3. El ejemplo alemán muestra que el fin de la época de las «vacas gordas» que comenzó a manifestarse a partir de 1982, es decir, la declinación del modelo fordista de producción en masa, de expansión del ingreso y del Estado de bienestar, se explica por causas externas (la quiebra del sistema de Bretton 15 Woods, las dos crisis del petróleo y la internacionalización de los mercados), pero también responde a importantes factores internos como los cambios registrados en la distribución del ingreso y su utilización. Kamppeter ha demostrado que a partir de 1992 las ganancias empresariales han aumentado notoriamente, mientras que los ingresos de la mayor parte de la población están estancados. A diferencia de lo que había sucedido en épocas anteriores, entre 1982 y 1994 sólo se reinvirtió un 35% en la formación de patrimonio empresarial, en tanto que el 65% de la inversión se canalizó hacia los depósitos de dinero, sobre todo a la compra de títulos. Eso significa que la idea del gobierno –y en parte también de los sindicatos– de facilitarle las ganancias a las empresas por medio de la liberación de cargas y la limitación de los aumentos salariales con la esperanza de que éstas mantengan o aumenten sus inversiones, no tuvo los resultados esperados.
Citando a Kamppeter:
En lugar de modificar esa estrategia fracasada e inútil se empezó a atribuir la culpa del revés a otras causas, como la falta de atractivo de Alemania en la competencia de localización y a la fuerza incontrolable de la evolución del mercado internacional y la globalización.
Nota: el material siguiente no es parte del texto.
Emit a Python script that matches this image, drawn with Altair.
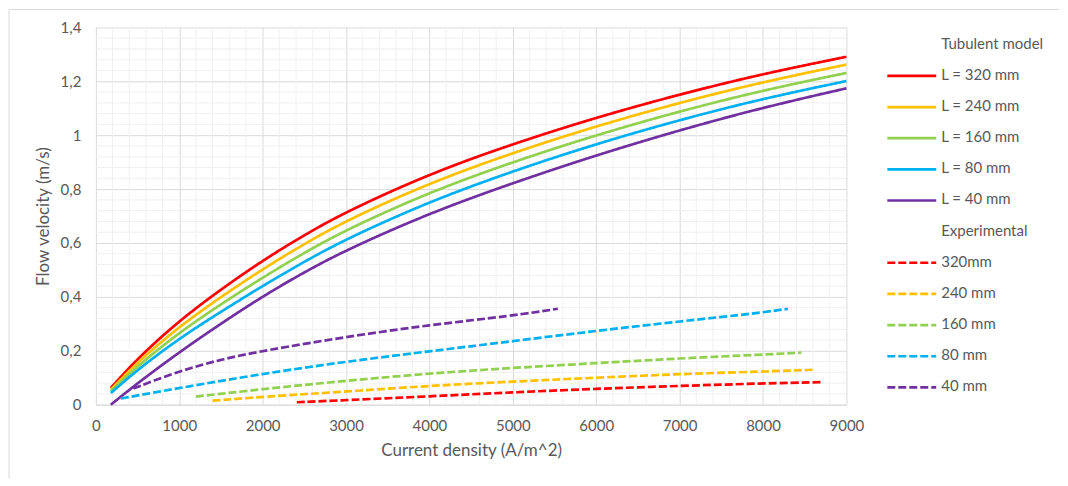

En vista del estancamiento de la demanda interna, las exportaciones se transformaron en la fuente principal del crecimiento, una situación que se mantiene hasta la actualidad y que ha cobrado un nuevo impulso a consecuencia de la revalorización del dólar.
Estos tres ejemplos muestran con claridad que las instancias políticas no pueden sacudirse la responsabilidad atribuyendo todas las culpas al mercado mundial y a la globalización. Esto se aplica tanto a los países industrializados como a las economías en desarrollo. Finalmente puede citarse una fuente que está libre de toda sospecha de pertenecer a la izquierda: el Informe Anual del Banco Mundial 1995 destaca que la globalización es un fenómeno indivisible, pero subraya que las perspectivas de crecimiento siguen dependiendo de los efectos de la política económica en cada país, para concluir advirtiendo que «las fuerzas de la globalización aumentan tanto los beneficios de una política buena como los costos de una política mala».
Es así que la vieja cuestión de la responsabilidad política de los gobiernos («accountability») en las democracias representativas sigue vigente aún en tiempos de la globalización. Lograr armonizar la globalización con la democracia representa precisamente el gran desafío de los próximos años. No encararlo en forma constructiva sería un error que puede costarle igualmente caro a las democracias saturadas del Norte como a las todavía no consolidadas de América Latina.